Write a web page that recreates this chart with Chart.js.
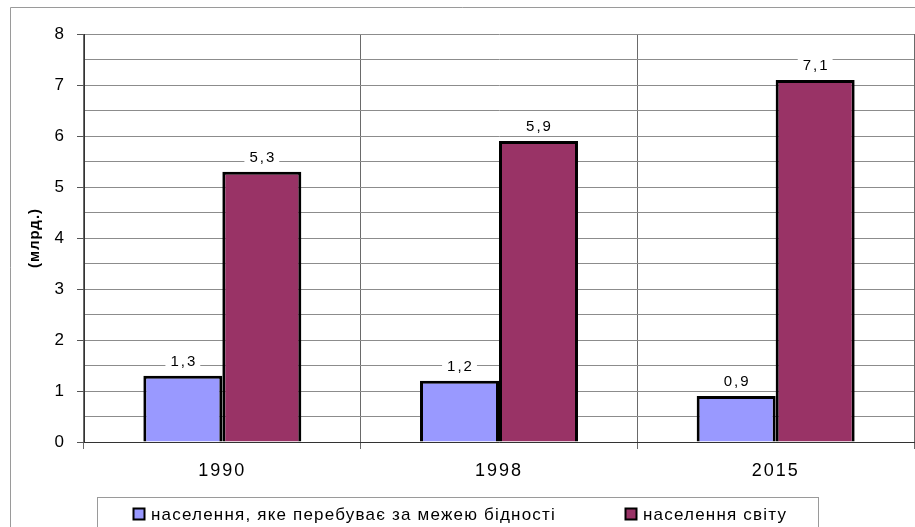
<!DOCTYPE html>
<html>
<head>
<meta charset="utf-8">
<script src="https://cdn.jsdelivr.net/npm/chart.js@4"></script>
<style>
  body { margin: 0; background: #fff; }
  canvas { display: block; }
</style>
</head>
<body>
<canvas id="povertyChart" width="915" height="527"></canvas>
<script>
// years on the x axis
const categories = ['1990', '1998', '2015'];
// billions of people
const poorValues = [1.3, 1.2, 0.9];
const worldValues = [5.3, 5.9, 7.1];
const seriesNames = ['населення, яке перебуває за межею бідності', 'населення світу'];
const seriesColors = ['#9999ff', '#993366'];
const yTitle = '(млрд.)';

const FONT = '"Liberation Sans", Arial, sans-serif';

function fmt(v) {
    return String(v).replace('.', ',');
}

// border, value labels, axis title and the boxed legend
const decorPlugin = {
    id: 'decor',
    beforeDraw(chart) {
        chart.ctx.letterSpacing = '2px';
    },
    afterDraw(chart) {
        const ctx = chart.ctx;
        const area = chart.chartArea;
        ctx.save();

        // outer frame (top and left are visible)
        ctx.strokeStyle = '#9a9a9a';
        ctx.lineWidth = 1;
        ctx.beginPath();
        ctx.moveTo(10.5, 540);
        ctx.lineTo(10.5, 7.5);
        ctx.lineTo(915, 7.5);
        ctx.stroke();

        // value labels on a white patch
        ctx.font = '15px ' + FONT;
        ctx.letterSpacing = '2px';
        ctx.textAlign = 'center';
        ctx.textBaseline = 'middle';
        chart.data.datasets.forEach((ds, i) => {
            chart.getDatasetMeta(i).data.forEach((bar, j) => {
                const txt = fmt(ds.data[j]);
                const w = ctx.measureText(txt).width + 8;
                const y = bar.y - 15;
                ctx.fillStyle = '#fff';
                ctx.fillRect(bar.x - w / 2, y - 9, w, 18);
                ctx.fillStyle = '#000';
                ctx.fillText(txt, bar.x + 1, y + 1);
            });
        });

        // y axis title
        ctx.save();
        ctx.translate(35, (area.top + area.bottom) / 2);
        ctx.rotate(-Math.PI / 2);
        ctx.font = 'bold 15px ' + FONT;
        ctx.letterSpacing = '1px';
        ctx.fillStyle = '#000';
        ctx.fillText(yTitle, 0, 0);
        ctx.restore();

        // legend box
        ctx.strokeStyle = '#9a9a9a';
        ctx.lineWidth = 1;
        ctx.strokeRect(97.5, 497.5, 721, 40);
        const itemX = [133, 625];
        ctx.font = '17px ' + FONT;
        ctx.letterSpacing = '1.2px';
        ctx.textAlign = 'left';
        chart.data.datasets.forEach((ds, i) => {
            const x = itemX[i];
            ctx.fillStyle = ds.backgroundColor;
            ctx.fillRect(x, 508, 11, 11);
            ctx.strokeStyle = '#000';
            ctx.lineWidth = 2;
            ctx.strokeRect(x + 0.5, 508.5, 11, 11);
            ctx.fillStyle = '#000';
            ctx.fillText(ds.label, x + 18, 515);
        });
        ctx.restore();
        ctx.letterSpacing = '0px';
    }
};

new Chart('povertyChart', {
    type: 'bar',
    data: {
        labels: categories,
        datasets: [{
            label: seriesNames[0],
            data: poorValues,
            backgroundColor: seriesColors[0],
            borderColor: '#000',
            borderWidth: 3
        }, {
            label: seriesNames[1],
            data: worldValues,
            backgroundColor: seriesColors[1],
            borderColor: '#000',
            borderWidth: 3
        }]
    },
    options: {
        responsive: false,
        animation: false,
        devicePixelRatio: 1,
        layout: { padding: { left: 10, top: 34, right: 1, bottom: 0 } },
        datasets: {
            bar: { categoryPercentage: 0.571, barPercentage: 1 }
        },
        plugins: {
            legend: { display: false },
            tooltip: { enabled: false }
        },
        scales: {
            x: {
                grid: { offset: true, color: '#6a6a6a', tickColor: '#6a6a6a', tickLength: 7 },
                border: { color: '#333' },
                ticks: { color: '#000', font: { size: 18, family: FONT }, padding: 11 },
                afterFit(s) { s.height = 85; }
            },
            y: {
                min: 0,
                max: 8,
                grid: {
                    color: '#8c8c8c',
                    tickLength: 7,
                    tickColor: c => Number.isInteger(c.tick.value) ? '#555' : 'rgba(0,0,0,0)'
                },
                border: { color: '#333' },
                ticks: {
                    stepSize: 0.5,
                    color: '#000',
                    font: { size: 17, family: FONT },
                    padding: 11,
                    callback: v => Number.isInteger(v) ? v : ''
                },
                afterFit(s) { s.width = 74; }
            }
        }
    },
    plugins: [decorPlugin]
});
</script>
</body>
</html>
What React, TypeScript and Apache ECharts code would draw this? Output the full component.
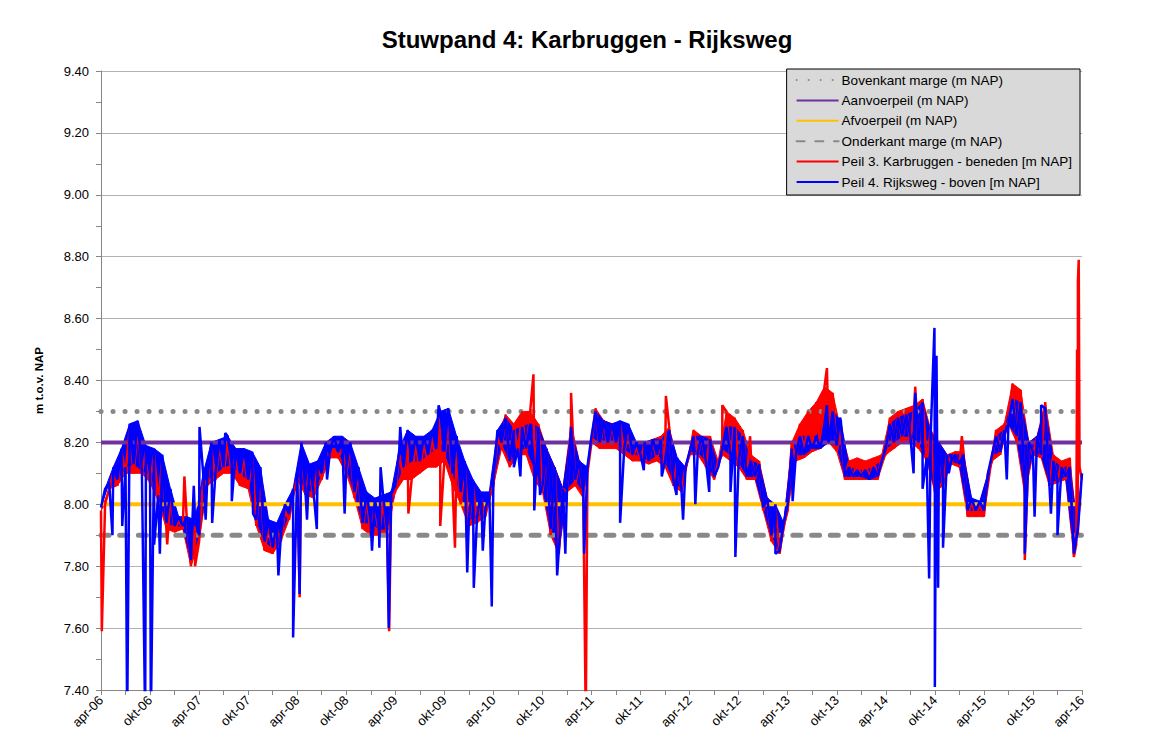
import React, { useEffect, useRef } from "react";
import * as echarts from "echarts";

// x axis: months since apr-06, one label every 6 months
const xTickLabels = [
  "apr-06", "okt-06", "apr-07", "okt-07", "apr-08", "okt-08", "apr-09", "okt-09",
  "apr-10", "okt-10", "apr-11", "okt-11", "apr-12", "okt-12", "apr-13", "okt-13",
  "apr-14", "okt-14", "apr-15", "okt-15", "apr-16",
];

// reference levels (m NAP)
const bovenkantMarge = 8.3;
const aanvoerpeil = 8.2;
const afvoerpeil = 8.0;
const onderkantMarge = 7.9;

// Peil 4. Rijksweg - boven : monthly upper / lower envelope (month 0 = apr-06)
const blueHi = [
  8.05, 8.12, 8.18, 8.26, 8.27, 8.19, 8.18, 8.16, 8.05, 7.96,
  7.96, 7.95, 8.10, 8.20, 8.21, 8.22, 8.18, 8.18, 8.17, 8.12,
  7.95, 7.94, 8.00, 8.05, 8.20, 8.13, 8.14, 8.20, 8.22, 8.22,
  8.20, 8.12, 8.04, 8.02, 8.03, 8.04, 8.18, 8.24, 8.22, 8.22,
  8.24, 8.30, 8.31, 8.22, 8.14, 8.08, 8.04, 8.04, 8.24, 8.28,
  8.24, 8.25, 8.26, 8.25, 8.18, 8.12, 8.05, 8.24, 8.14, 8.12,
  8.30, 8.27, 8.26, 8.27, 8.26, 8.20, 8.20, 8.21, 8.21, 8.24,
  8.15, 8.12, 8.22, 8.22, 8.21, 8.12, 8.25, 8.25, 8.22, 8.14,
  8.13, 8.02, 8.00, 7.94, 8.18, 8.22, 8.22, 8.22, 8.26, 8.30,
  8.27, 8.12, 8.11, 8.11, 8.12, 8.14, 8.26, 8.28, 8.29, 8.30,
  8.33, 8.23, 8.20, 8.16, 8.16, 8.16, 8.02, 8.01, 8.10, 8.22,
  8.24, 8.34, 8.33, 8.20, 8.22, 8.31, 8.14, 8.12, 8.12, 7.92,
  8.16,
];
const blueLo = [
  7.99, 8.07, 8.08, 8.12, 8.13, 8.11, 8.10, 8.03, 7.94, 7.93,
  7.93, 7.82, 7.90, 8.08, 8.10, 8.12, 8.13, 8.10, 8.08, 7.95,
  7.88, 7.86, 7.90, 7.97, 8.10, 8.05, 8.04, 8.10, 8.17, 8.17,
  8.12, 8.04, 7.94, 7.94, 7.92, 7.92, 8.06, 8.12, 8.14, 8.14,
  8.16, 8.18, 8.17, 8.10, 8.04, 7.95, 7.96, 7.98, 8.08, 8.20,
  8.14, 8.18, 8.18, 8.12, 8.06, 7.92, 7.85, 8.05, 8.08, 8.04,
  8.22, 8.20, 8.20, 8.20, 8.18, 8.16, 8.16, 8.14, 8.16, 8.14,
  8.08, 8.05, 8.17, 8.17, 8.14, 8.09, 8.18, 8.16, 8.14, 8.09,
  8.09, 7.99, 7.90, 7.85, 8.00, 8.16, 8.16, 8.18, 8.18, 8.20,
  8.19, 8.09, 8.09, 8.09, 8.08, 8.09, 8.18, 8.20, 8.22, 8.22,
  8.20, 8.15, 8.05, 8.08, 8.14, 8.13, 7.98, 7.98, 7.98, 8.16,
  8.17, 8.26, 8.22, 8.05, 8.17, 8.16, 8.07, 8.08, 8.09, 7.85,
  8.10,
];
const blueSpikes = [
  [1.4, 7.90], [2.6, 7.93], [3.2, 7.30], [5.4, 7.30], [6.1, 7.30], [6.5, 7.87], [7.2, 7.84],
  [11.35, 8.06], [12.05, 8.25], [12.8, 7.95], [13.6, 7.94], [15.2, 8.23], [16.0, 8.01],
  [18.6, 7.97], [21.7, 7.77], [23.5, 7.57], [24.3, 7.71], [25.2, 7.95], [26.4, 7.92],
  [27.65, 8.08], [29.8, 7.97], [33.15, 7.85], [34.05, 7.86], [34.2, 8.12], [35.2, 7.60],
  [36.6, 8.25], [41.3, 8.32], [44.8, 7.78], [45.6, 7.73], [46.7, 7.85], [47.8, 7.67],
  [50.5, 8.12], [51.3, 8.09], [53.0, 7.98], [53.7, 8.03], [55.8, 7.77], [56.8, 7.84],
  [57.5, 8.25], [59.1, 7.84], [63.5, 7.94], [66.4, 8.11], [68.6, 8.09], [70.4, 8.03],
  [71.2, 7.95], [72.7, 8.00], [74.4, 8.04], [77.0, 8.04], [77.6, 7.83], [82.5, 7.84],
  [84.6, 8.01], [88.8, 8.32], [90.4, 8.28], [99.4, 8.10], [99.6, 8.36], [100.5, 8.05],
  [101.3, 7.76], [101.95, 8.57], [102.0, 7.41], [102.2, 8.48], [102.4, 7.73], [103.0, 7.86],
  [103.7, 8.10], [110.8, 8.08], [113.0, 7.84], [114.2, 7.96], [115.0, 8.32], [116.2, 7.97],
  [117.0, 7.90], [119.0, 7.84],
];

// Peil 3. Karbruggen - beneden : monthly upper / lower envelope
const redHi = [
  8.00, 8.10, 8.17, 8.24, 8.25, 8.17, 8.16, 8.14, 8.03, 7.95,
  7.95, 7.93, 8.08, 8.18, 8.19, 8.20, 8.16, 8.16, 8.15, 8.10,
  7.93, 7.92, 7.98, 8.03, 8.18, 8.11, 8.12, 8.17, 8.18, 8.18,
  8.18, 8.10, 8.02, 8.00, 8.01, 8.02, 8.16, 8.22, 8.20, 8.20,
  8.22, 8.28, 8.28, 8.18, 8.12, 8.06, 8.02, 8.02, 8.22, 8.29,
  8.26, 8.30, 8.30, 8.26, 8.18, 8.12, 8.05, 8.26, 8.14, 8.10,
  8.31, 8.27, 8.26, 8.26, 8.25, 8.19, 8.20, 8.21, 8.22, 8.25,
  8.14, 8.12, 8.24, 8.22, 8.22, 8.14, 8.30, 8.28, 8.24, 8.16,
  8.14, 8.02, 7.99, 7.93, 8.20, 8.26, 8.30, 8.33, 8.38, 8.36,
  8.24, 8.14, 8.15, 8.14, 8.15, 8.16, 8.28, 8.30, 8.31, 8.32,
  8.34, 8.24, 8.20, 8.16, 8.17, 8.17, 8.01, 8.00, 8.10, 8.24,
  8.26, 8.39, 8.37, 8.20, 8.22, 8.33, 8.16, 8.14, 8.15, 7.90,
  8.12,
];
const redLo = [
  7.98, 8.05, 8.06, 8.10, 8.10, 8.10, 8.07, 8.01, 7.92, 7.91,
  7.92, 7.80, 7.88, 8.06, 8.08, 8.10, 8.10, 8.06, 8.05, 7.93,
  7.85, 7.84, 7.88, 7.95, 8.08, 8.03, 8.02, 8.08, 8.15, 8.15,
  8.10, 8.02, 7.92, 7.90, 7.90, 7.90, 8.04, 8.08, 8.08, 8.10,
  8.12, 8.12, 8.14, 8.06, 8.00, 7.93, 7.94, 7.96, 8.06, 8.18,
  8.12, 8.16, 8.16, 8.08, 8.04, 7.90, 7.84, 8.04, 8.06, 8.02,
  8.20, 8.18, 8.18, 8.18, 8.16, 8.14, 8.14, 8.13, 8.14, 8.12,
  8.06, 8.04, 8.16, 8.16, 8.12, 8.08, 8.16, 8.14, 8.12, 8.08,
  8.08, 7.98, 7.88, 7.84, 7.98, 8.14, 8.15, 8.17, 8.18, 8.20,
  8.17, 8.08, 8.08, 8.08, 8.08, 8.08, 8.16, 8.18, 8.20, 8.20,
  8.18, 8.14, 8.04, 8.06, 8.13, 8.12, 7.96, 7.96, 7.96, 8.14,
  8.16, 8.26, 8.20, 8.03, 8.16, 8.15, 8.06, 8.07, 8.08, 7.83,
  8.08,
];
const redSpikes = [
  [0.1, 7.59], [8.1, 7.87], [10.2, 8.09], [11.5, 7.80], [24.3, 7.70], [35.25, 7.59], [37.6, 7.97],
  [41.5, 7.93], [43.3, 7.86], [52.9, 8.42], [57.5, 8.36], [59.3, 7.30], [69.1, 8.35],
  [76.0, 8.32], [79.4, 8.22], [88.8, 8.44], [99.6, 8.38], [105.3, 8.22], [113.0, 7.82],
  [119.3, 7.87], [119.4, 8.50], [119.5, 8.72], [119.6, 8.79], [119.7, 8.12],
];

const lastMonth = (xTickLabels.length - 1) * 6;

function buildTrace(hi: number[], lo: number[], spikes: number[][]) {
  const pts: number[][] = [];
  for (let i = 0; i < lo.length; i++) {
    pts.push([i, lo[i]]);
    if (i < lo.length - 1) pts.push([i + 0.5, hi[i]]);
  }
  spikes.forEach((s) => pts.push(s));
  pts.sort((a, b) => a[0] - b[0]);
  return pts;
}

// outline of the band between the monthly lower and upper values
function buildBand(hi: number[], lo: number[]) {
  const top: number[][] = [];
  for (let i = 0; i < hi.length - 1; i++) top.push([i + 0.5, hi[i]]);
  const bottom: number[][] = [];
  for (let i = lo.length - 1; i >= 0; i--) bottom.push([i, lo[i]]);
  return [[0, lo[0]], ...top, ...bottom];
}

function bandSeries(band: number[][], color: string) {
  return {
    type: "custom",
    silent: true,
    clip: true,
    data: [[0, band[0][1]]],
    encode: { x: 0, y: 1 },
    renderItem: (_params: any, api: any) => ({
      type: "polygon",
      shape: { points: band.map((p) => api.coord(p)) },
      style: { fill: color, stroke: color, lineWidth: 1 },
    }),
  };
}

const FONT = "Liberation Sans";

export default function App() {
  const ref = useRef<HTMLDivElement>(null);
  useEffect(() => {
    if (!ref.current) return;
    const chart = echarts.init(ref.current, null, { renderer: "svg" });
    const refLine = (v: number) => [[0, v], [lastMonth, v]];
    chart.setOption({
      animation: false,
      backgroundColor: "#ffffff",
      title: {
        text: "Stuwpand 4: Karbruggen - Rijksweg",
        left: 582,
        textAlign: "center",
        top: 22,
        textStyle: { fontFamily: FONT, fontSize: 24, fontWeight: "bold", color: "#000" },
      },
      legend: {
        orient: "vertical",
        right: 70,
        top: 69,
        align: "left",
        itemWidth: 42,
        itemHeight: 14,
        itemGap: 6.4,
        padding: [4, 8, 6, 9],
        backgroundColor: "#d9d9d9",
        borderColor: "#000",
        borderWidth: 1,
        borderRadius: 0,
        itemStyle: { opacity: 0 },
        textStyle: { fontFamily: FONT, fontSize: 13.5, color: "#000", padding: [0, 0, 0, -2] },
        data: [
          "Bovenkant marge (m NAP)",
          "Aanvoerpeil (m NAP)",
          "Afvoerpeil (m NAP)",
          "Onderkant marge (m NAP)",
          "Peil 3. Karbruggen - beneden [m NAP]",
          "Peil 4. Rijksweg - boven [m NAP]",
        ],
      },
      grid: { left: 101, right: 68, top: 71, bottom: 61, containLabel: false },
      xAxis: {
        type: "value",
        min: 0,
        max: lastMonth,
        interval: 6,
        axisLine: { show: true, lineStyle: { color: "#868686", width: 1 } },
        axisTick: { show: true, length: 5, lineStyle: { color: "#868686" } },
        minorTick: { show: true, splitNumber: 2, length: 5, lineStyle: { color: "#868686" } },
        splitLine: { show: false },
        axisLabel: {
          rotate: 45,
          margin: 8,
          fontFamily: FONT,
          fontSize: 13,
          color: "#000",
          formatter: (v: number) => xTickLabels[Math.round(v / 6)] ?? "",
        },
      },
      yAxis: {
        type: "value",
        min: 7.4,
        max: 9.4,
        interval: 0.2,
        name: "m t.o.v. NAP",
        nameLocation: "middle",
        nameRotate: 90,
        nameGap: 56,
        nameTextStyle: { fontFamily: FONT, fontSize: 11.5, fontWeight: "bold", color: "#000" },
        axisLine: { show: true, lineStyle: { color: "#868686", width: 1 } },
        axisTick: { show: true, length: 5, lineStyle: { color: "#868686" } },
        minorTick: { show: true, splitNumber: 2, length: 5, lineStyle: { color: "#868686" } },
        splitLine: { show: true, lineStyle: { color: "#b3b3b3", width: 1 } },
        axisLabel: {
          margin: 12,
          fontFamily: FONT,
          fontSize: 13,
          color: "#000",
          formatter: (v: number) => v.toFixed(2),
        },
      },
      series: [
        {
          name: "Bovenkant marge (m NAP)",
          type: "line",
          data: refLine(bovenkantMarge),
          symbol: "none",
          color: "#898989",
          lineStyle: { color: "#898989", width: 5, type: [0.1, 11.9], cap: "round" },
        },
        {
          name: "Aanvoerpeil (m NAP)",
          type: "line",
          data: refLine(aanvoerpeil),
          symbol: "none",
          color: "#7030a0",
          lineStyle: { color: "#7030a0", width: 4 },
        },
        {
          name: "Afvoerpeil (m NAP)",
          type: "line",
          data: refLine(afvoerpeil),
          symbol: "none",
          color: "#ffc000",
          lineStyle: { color: "#ffc000", width: 4 },
        },
        {
          name: "Onderkant marge (m NAP)",
          type: "line",
          data: refLine(onderkantMarge),
          symbol: "none",
          color: "#898989",
          lineStyle: { color: "#898989", width: 5, type: [8, 10.7], cap: "round" },
        },
        bandSeries(buildBand(redHi, redLo), "#ff0000"),
        {
          name: "Peil 3. Karbruggen - beneden [m NAP]",
          type: "line",
          data: buildTrace(redHi, redLo, redSpikes),
          symbol: "none",
          color: "#ff0000",
          clip: true,
          lineStyle: { color: "#ff0000", width: 2.5 },
        },
        bandSeries(buildBand(blueHi, blueLo), "#0000ff"),
        {
          name: "Peil 4. Rijksweg - boven [m NAP]",
          type: "line",
          data: buildTrace(blueHi, blueLo, blueSpikes),
          symbol: "none",
          color: "#0000ff",
          clip: true,
          lineStyle: { color: "#0000ff", width: 2.5 },
        },
      ],
    });
    return () => chart.dispose();
  }, []);
  return (
    <div
      ref={ref}
      style={{ position: "fixed", left: 0, top: 0, width: 1150, height: 751, background: "#fff" }}
    />
  );
}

Your instructions ▸ Give only a number: how many lines of the data hold the string "React"?

Solution for this exercise ▸ 2